--- START PROVIDED DATA ---
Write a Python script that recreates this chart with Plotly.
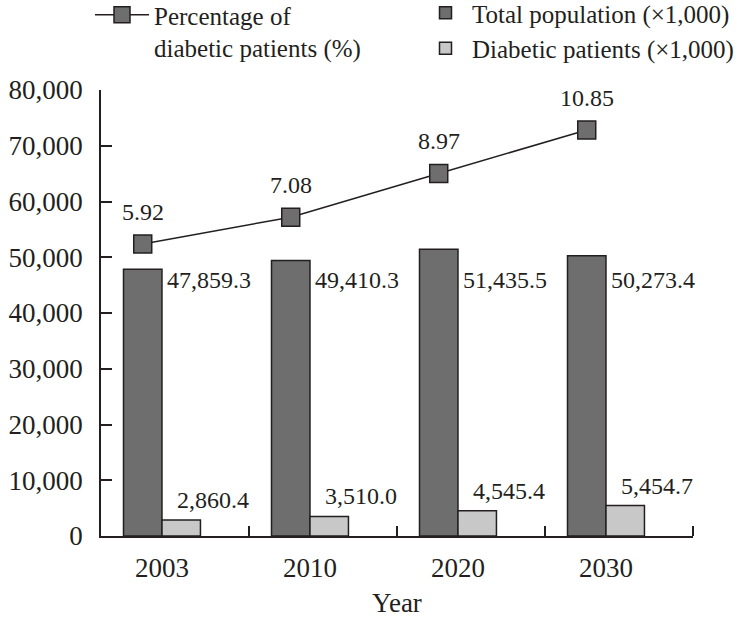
import numpy as np
import plotly.graph_objects as go

years = ["2003", "2010", "2020", "2030"]
total_pop = [47859.3, 49410.3, 51435.5, 50273.4]
diabetic = [2860.4, 3510.0, 4545.4, 5454.7]
pct = [5.92, 7.08, 8.97, 10.85]
total_labels = ["47,859.3", "49,410.3", "51,435.5", "50,273.4"]
diab_labels = ["2,860.4", "3,510.0", "4,545.4", "5,454.7"]
pct_labels = ["5.92", "7.08", "8.97", "10.85"]
y_ticks = [0, 10000, 20000, 30000, 40000, 50000, 60000, 70000, 80000]
y_ticktext = ["0", "10,000", "20,000", "30,000", "40,000", "50,000", "60,000", "70,000", "80,000"]

FONT = "Liberation Serif"
INK = "#231f20"
DARK = "#6e6e6e"
LIGHT = "#c8c8c8"

idx = np.arange(len(years))
group_c = idx + 0.5 - 0.088
half_w = 0.13
dark_c = group_c - half_w
light_c = group_c + half_w

fig = go.Figure()
fig.add_trace(go.Bar(x=group_c, y=total_pop, name="Total population (\u00d71,000)",
                     marker=dict(color=DARK, line=dict(color=INK, width=1.5)),
                     legend="legend2"))
fig.add_trace(go.Bar(x=group_c, y=diabetic, name="Diabetic patients (\u00d71,000)",
                     marker=dict(color=LIGHT, line=dict(color=INK, width=1.5)),
                     legend="legend2"))
fig.add_trace(go.Scatter(x=dark_c, y=pct, yaxis="y2", mode="lines+markers",
                         name="Percentage of<br>diabetic patients (%)",
                         line=dict(color=INK, width=1.5),
                         marker=dict(symbol="square", size=18, color=DARK,
                                     line=dict(color=INK, width=1.5)),
                         legend="legend"))

ann = []
for i in range(len(years)):
    ann.append(dict(x=group_c[i], y=46000, xref="x", yref="y", text=total_labels[i],
                    xanchor="left", yanchor="middle", xshift=3, showarrow=False,
                    font=dict(family=FONT, size=24, color=INK)))
    ann.append(dict(x=light_c[i], y=diabetic[i], xref="x", yref="y", text=diab_labels[i],
                    xanchor="left", yanchor="bottom", xshift=-6, yshift=5, showarrow=False,
                    font=dict(family=FONT, size=24, color=INK)))
    ann.append(dict(x=dark_c[i], y=pct[i], xref="x", yref="y2", text=pct_labels[i],
                    xanchor="center", yanchor="bottom", yshift=17, showarrow=False,
                    font=dict(family=FONT, size=24, color=INK)))

fig.update_layout(
    width=750, height=622,
    margin=dict(l=101, r=57, t=90, b=86, autoexpand=False),
    paper_bgcolor="white", plot_bgcolor="white",
    font=dict(family=FONT, size=24, color=INK),
    barmode="group", bargap=0.48, bargroupgap=0,
    showlegend=True,
    legend=dict(x=-11 / 592, xanchor="left", y=1 + 98 / 446, yanchor="top",
                valign="top", itemwidth=54,
                font=dict(family=FONT, size=25, color=INK), bgcolor="rgba(0,0,0,0)",
                traceorder="normal"),
    legend2=dict(x=318 / 592, xanchor="left", y=1 + 100 / 446, yanchor="top", itemwidth=43,
                 font=dict(family=FONT, size=25, color=INK), bgcolor="rgba(0,0,0,0)",
                 traceorder="normal", tracegroupgap=0),
    xaxis=dict(range=[0, 4], tickmode="array", tickvals=group_c, ticktext=years,
               ticks="", showline=True, linecolor=INK, linewidth=1.5, showgrid=False,
               zeroline=False, ticklabelstandoff=7,
               tickfont=dict(family=FONT, size=27, color=INK),
               minor=dict(tickmode="array", tickvals=[1, 2, 3, 4], ticks="inside",
                          ticklen=10, tickwidth=1.5, tickcolor=INK, showgrid=False),
               title=dict(text="Year", standoff=11, font=dict(family=FONT, size=27, color=INK))),
    yaxis=dict(range=[0, 80000], tickmode="array", tickvals=y_ticks, ticktext=y_ticktext,
               ticks="inside", ticklen=11, tickwidth=1.5, tickcolor=INK,
               showline=True, linecolor=INK, linewidth=1.5, showgrid=False, zeroline=False,
               ticklabelstandoff=11, tickfont=dict(family=FONT, size=27, color=INK)),
    yaxis2=dict(range=[-6.708, 12.58], overlaying="y", side="right", visible=False,
                showgrid=False, zeroline=False),
    annotations=ann,
)

fig.write_html("out.html", config={"displayModeBar": False},
               post_script="document.body.style.margin='0';")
--- END PROVIDED DATA ---
- [WHAT TO DO] Set down the material exactly, every line of it, except for the pictures.

- [REPLY TO THE TASK]
Write a Python script that recreates this chart with Plotly.
import numpy as np
import plotly.graph_objects as go

years = ["2003", "2010", "2020", "2030"]
total_pop = [47859.3, 49410.3, 51435.5, 50273.4]
diabetic = [2860.4, 3510.0, 4545.4, 5454.7]
pct = [5.92, 7.08, 8.97, 10.85]
total_labels = ["47,859.3", "49,410.3", "51,435.5", "50,273.4"]
diab_labels = ["2,860.4", "3,510.0", "4,545.4", "5,454.7"]
pct_labels = ["5.92", "7.08", "8.97", "10.85"]
y_ticks = [0, 10000, 20000, 30000, 40000, 50000, 60000, 70000, 80000]
y_ticktext = ["0", "10,000", "20,000", "30,000", "40,000", "50,000", "60,000", "70,000", "80,000"]

FONT = "Liberation Serif"
INK = "#231f20"
DARK = "#6e6e6e"
LIGHT = "#c8c8c8"

idx = np.arange(len(years))
group_c = idx + 0.5 - 0.088
half_w = 0.13
dark_c = group_c - half_w
light_c = group_c + half_w

fig = go.Figure()
fig.add_trace(go.Bar(x=group_c, y=total_pop, name="Total population (\u00d71,000)",
                     marker=dict(color=DARK, line=dict(color=INK, width=1.5)),
                     legend="legend2"))
fig.add_trace(go.Bar(x=group_c, y=diabetic, name="Diabetic patients (\u00d71,000)",
                     marker=dict(color=LIGHT, line=dict(color=INK, width=1.5)),
                     legend="legend2"))
fig.add_trace(go.Scatter(x=dark_c, y=pct, yaxis="y2", mode="lines+markers",
                         name="Percentage of<br>diabetic patients (%)",
                         line=dict(color=INK, width=1.5),
                         marker=dict(symbol="square", size=18, color=DARK,
                                     line=dict(color=INK, width=1.5)),
                         legend="legend"))

ann = []
for i in range(len(years)):
    ann.append(dict(x=group_c[i], y=46000, xref="x", yref="y", text=total_labels[i],
                    xanchor="left", yanchor="middle", xshift=3, showarrow=False,
                    font=dict(family=FONT, size=24, color=INK)))
    ann.append(dict(x=light_c[i], y=diabetic[i], xref="x", yref="y", text=diab_labels[i],
                    xanchor="left", yanchor="bottom", xshift=-6, yshift=5, showarrow=False,
                    font=dict(family=FONT, size=24, color=INK)))
    ann.append(dict(x=dark_c[i], y=pct[i], xref="x", yref="y2", text=pct_labels[i],
                    xanchor="center", yanchor="bottom", yshift=17, showarrow=False,
                    font=dict(family=FONT, size=24, color=INK)))

fig.update_layout(
    width=750, height=622,
    margin=dict(l=101, r=57, t=90, b=86, autoexpand=False),
    paper_bgcolor="white", plot_bgcolor="white",
    font=dict(family=FONT, size=24, color=INK),
    barmode="group", bargap=0.48, bargroupgap=0,
    showlegend=True,
    legend=dict(x=-11 / 592, xanchor="left", y=1 + 98 / 446, yanchor="top",
                valign="top", itemwidth=54,
                font=dict(family=FONT, size=25, color=INK), bgcolor="rgba(0,0,0,0)",
                traceorder="normal"),
    legend2=dict(x=318 / 592, xanchor="left", y=1 + 100 / 446, yanchor="top", itemwidth=43,
                 font=dict(family=FONT, size=25, color=INK), bgcolor="rgba(0,0,0,0)",
                 traceorder="normal", tracegroupgap=0),
    xaxis=dict(range=[0, 4], tickmode="array", tickvals=group_c, ticktext=years,
               ticks="", showline=True, linecolor=INK, linewidth=1.5, showgrid=False,
               zeroline=False, ticklabelstandoff=7,
               tickfont=dict(family=FONT, size=27, color=INK),
               minor=dict(tickmode="array", tickvals=[1, 2, 3, 4], ticks="inside",
                          ticklen=10, tickwidth=1.5, tickcolor=INK, showgrid=False),
               title=dict(text="Year", standoff=11, font=dict(family=FONT, size=27, color=INK))),
    yaxis=dict(range=[0, 80000], tickmode="array", tickvals=y_ticks, ticktext=y_ticktext,
               ticks="inside", ticklen=11, tickwidth=1.5, tickcolor=INK,
               showline=True, linecolor=INK, linewidth=1.5, showgrid=False, zeroline=False,
               ticklabelstandoff=11, tickfont=dict(family=FONT, size=27, color=INK)),
    yaxis2=dict(range=[-6.708, 12.58], overlaying="y", side="right", visible=False,
                showgrid=False, zeroline=False),
    annotations=ann,
)

fig.write_html("out.html", config={"displayModeBar": False},
               post_script="document.body.style.margin='0';")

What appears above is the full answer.